> [WHAT IS EXPECTED] All of the data should be output character for character, except the pictures.
════════
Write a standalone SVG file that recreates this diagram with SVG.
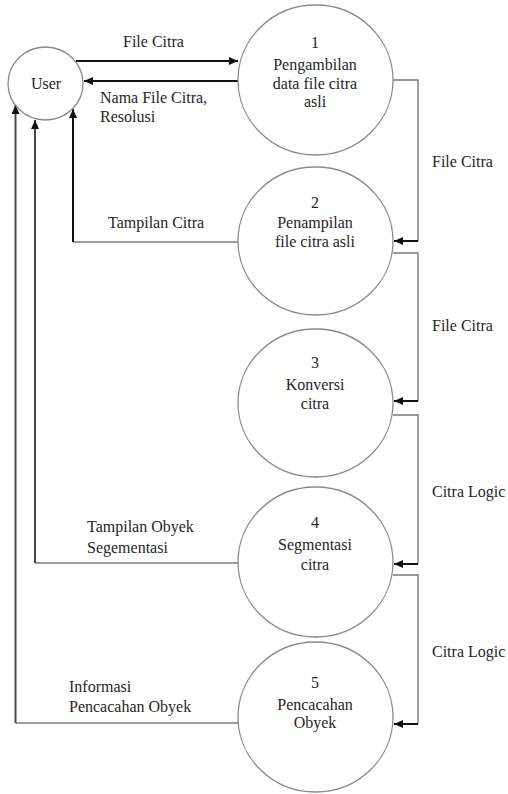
<svg xmlns="http://www.w3.org/2000/svg" width="508" height="794" viewBox="0 0 508 794">
<style>
.bg{fill:#ffffff}
.node{fill:#ffffff;stroke:#8a8a8a;stroke-width:1.3}
.t{font-family:"Liberation Serif","Times New Roman",serif;font-size:16px;fill:#262626}
.c{text-anchor:middle}
.thick{fill:none;stroke:#111;stroke-width:2}
.side{fill:none;stroke:#4a4a4a;stroke-width:2}
.thin{fill:none;stroke:#7a7a7a;stroke-width:1.4}
.tip{fill:none;stroke:#111;stroke-width:2}
</style>
<defs>
<marker id="ah" markerUnits="userSpaceOnUse" markerWidth="9" markerHeight="8" refX="9" refY="4" orient="auto">
<path d="M0,0 L9,4 L0,8 z" fill="#111"/>
</marker>
</defs>
<rect class="bg" x="0" y="0" width="508" height="794"/>
<g id="connectors">
<line class="thick" x1="76" y1="61" x2="238" y2="61" marker-end="url(#ah)"/>
<line class="thick" x1="238" y1="81" x2="84" y2="81" marker-end="url(#ah)"/>
<path class="thin" d="M238,242 H73"/>
<path class="thick" d="M73,242 V109" marker-end="url(#ah)"/>
<path class="thin" d="M238,563 H35"/>
<path class="side" d="M35,563 V120" marker-end="url(#ah)"/>
<path class="thin" d="M238,723 H15.5"/>
<path class="side" d="M15.5,723 V105" marker-end="url(#ah)"/>
<path class="thin" d="M393,80 H418 V241"/>
<line class="tip" x1="418" y1="241" x2="394" y2="241" marker-end="url(#ah)"/>
<path class="thin" d="M393,253 H418 V401"/>
<line class="tip" x1="418" y1="401" x2="394" y2="401" marker-end="url(#ah)"/>
<path class="thin" d="M393,415 H418 V564"/>
<line class="tip" x1="418" y1="564" x2="394" y2="564" marker-end="url(#ah)"/>
<path class="thin" d="M393,575 H418 V724"/>
<line class="tip" x1="418" y1="724" x2="394" y2="724" marker-end="url(#ah)"/>
<text class="t" x="123" y="47">File Citra</text>
<text class="t" x="100" y="103">Nama File Citra,</text>
<text class="t" x="100" y="122">Resolusi</text>
<text class="t" x="108" y="228">Tampilan Citra</text>
<text class="t" x="87" y="532">Tampilan Obyek</text>
<text class="t" x="87" y="553">Segementasi</text>
<text class="t" x="69" y="692">Informasi</text>
<text class="t" x="69" y="712">Pencacahan Obyek</text>
<text class="t" x="432" y="167">File Citra</text>
<text class="t" x="432" y="331">File Citra</text>
<text class="t" x="432" y="497">Citra Logic</text>
<text class="t" x="432" y="657">Citra Logic</text>
</g>
<g id="user">
<ellipse class="node" cx="45.5" cy="83.5" rx="37.5" ry="36.5"/>
<text class="t c" x="46" y="89">User</text>
</g>
<g id="p1">
<ellipse class="node" cx="315.5" cy="80" rx="77.5" ry="75"/>
<text class="t c" x="315" y="48">1</text>
<text class="t c" x="315" y="70">Pengambilan</text>
<text class="t c" x="315" y="89">data file citra</text>
<text class="t c" x="315" y="107">asli</text>
</g>
<g id="p2">
<ellipse class="node" cx="315.5" cy="241" rx="77.5" ry="74"/>
<text class="t c" x="315" y="208">2</text>
<text class="t c" x="315" y="228">Penampilan</text>
<text class="t c" x="315" y="247">file citra asli</text>
</g>
<g id="p3">
<ellipse class="node" cx="315.5" cy="403" rx="77.5" ry="74"/>
<text class="t c" x="315" y="368">3</text>
<text class="t c" x="315" y="390">Konversi</text>
<text class="t c" x="315" y="409">citra</text>
</g>
<g id="p4">
<ellipse class="node" cx="315.5" cy="562" rx="77.5" ry="75"/>
<text class="t c" x="315" y="528">4</text>
<text class="t c" x="315" y="550">Segmentasi</text>
<text class="t c" x="315" y="570">citra</text>
</g>
<g id="p5">
<ellipse class="node" cx="315.5" cy="717" rx="77.5" ry="75"/>
<text class="t c" x="315" y="688">5</text>
<text class="t c" x="315" y="710">Pencacahan</text>
<text class="t c" x="315" y="728">Obyek</text>
</g>
</svg>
════════
> [ANSWER FOR THE TASK]
Write a standalone SVG file that recreates this diagram with SVG.
<svg xmlns="http://www.w3.org/2000/svg" width="508" height="794" viewBox="0 0 508 794">
<style>
.bg{fill:#ffffff}
.node{fill:#ffffff;stroke:#8a8a8a;stroke-width:1.3}
.t{font-family:"Liberation Serif","Times New Roman",serif;font-size:16px;fill:#262626}
.c{text-anchor:middle}
.thick{fill:none;stroke:#111;stroke-width:2}
.side{fill:none;stroke:#4a4a4a;stroke-width:2}
.thin{fill:none;stroke:#7a7a7a;stroke-width:1.4}
.tip{fill:none;stroke:#111;stroke-width:2}
</style>
<defs>
<marker id="ah" markerUnits="userSpaceOnUse" markerWidth="9" markerHeight="8" refX="9" refY="4" orient="auto">
<path d="M0,0 L9,4 L0,8 z" fill="#111"/>
</marker>
</defs>
<rect class="bg" x="0" y="0" width="508" height="794"/>
<g id="connectors">
<line class="thick" x1="76" y1="61" x2="238" y2="61" marker-end="url(#ah)"/>
<line class="thick" x1="238" y1="81" x2="84" y2="81" marker-end="url(#ah)"/>
<path class="thin" d="M238,242 H73"/>
<path class="thick" d="M73,242 V109" marker-end="url(#ah)"/>
<path class="thin" d="M238,563 H35"/>
<path class="side" d="M35,563 V120" marker-end="url(#ah)"/>
<path class="thin" d="M238,723 H15.5"/>
<path class="side" d="M15.5,723 V105" marker-end="url(#ah)"/>
<path class="thin" d="M393,80 H418 V241"/>
<line class="tip" x1="418" y1="241" x2="394" y2="241" marker-end="url(#ah)"/>
<path class="thin" d="M393,253 H418 V401"/>
<line class="tip" x1="418" y1="401" x2="394" y2="401" marker-end="url(#ah)"/>
<path class="thin" d="M393,415 H418 V564"/>
<line class="tip" x1="418" y1="564" x2="394" y2="564" marker-end="url(#ah)"/>
<path class="thin" d="M393,575 H418 V724"/>
<line class="tip" x1="418" y1="724" x2="394" y2="724" marker-end="url(#ah)"/>
<text class="t" x="123" y="47">File Citra</text>
<text class="t" x="100" y="103">Nama File Citra,</text>
<text class="t" x="100" y="122">Resolusi</text>
<text class="t" x="108" y="228">Tampilan Citra</text>
<text class="t" x="87" y="532">Tampilan Obyek</text>
<text class="t" x="87" y="553">Segementasi</text>
<text class="t" x="69" y="692">Informasi</text>
<text class="t" x="69" y="712">Pencacahan Obyek</text>
<text class="t" x="432" y="167">File Citra</text>
<text class="t" x="432" y="331">File Citra</text>
<text class="t" x="432" y="497">Citra Logic</text>
<text class="t" x="432" y="657">Citra Logic</text>
</g>
<g id="user">
<ellipse class="node" cx="45.5" cy="83.5" rx="37.5" ry="36.5"/>
<text class="t c" x="46" y="89">User</text>
</g>
<g id="p1">
<ellipse class="node" cx="315.5" cy="80" rx="77.5" ry="75"/>
<text class="t c" x="315" y="48">1</text>
<text class="t c" x="315" y="70">Pengambilan</text>
<text class="t c" x="315" y="89">data file citra</text>
<text class="t c" x="315" y="107">asli</text>
</g>
<g id="p2">
<ellipse class="node" cx="315.5" cy="241" rx="77.5" ry="74"/>
<text class="t c" x="315" y="208">2</text>
<text class="t c" x="315" y="228">Penampilan</text>
<text class="t c" x="315" y="247">file citra asli</text>
</g>
<g id="p3">
<ellipse class="node" cx="315.5" cy="403" rx="77.5" ry="74"/>
<text class="t c" x="315" y="368">3</text>
<text class="t c" x="315" y="390">Konversi</text>
<text class="t c" x="315" y="409">citra</text>
</g>
<g id="p4">
<ellipse class="node" cx="315.5" cy="562" rx="77.5" ry="75"/>
<text class="t c" x="315" y="528">4</text>
<text class="t c" x="315" y="550">Segmentasi</text>
<text class="t c" x="315" y="570">citra</text>
</g>
<g id="p5">
<ellipse class="node" cx="315.5" cy="717" rx="77.5" ry="75"/>
<text class="t c" x="315" y="688">5</text>
<text class="t c" x="315" y="710">Pencacahan</text>
<text class="t c" x="315" y="728">Obyek</text>
</g>
</svg>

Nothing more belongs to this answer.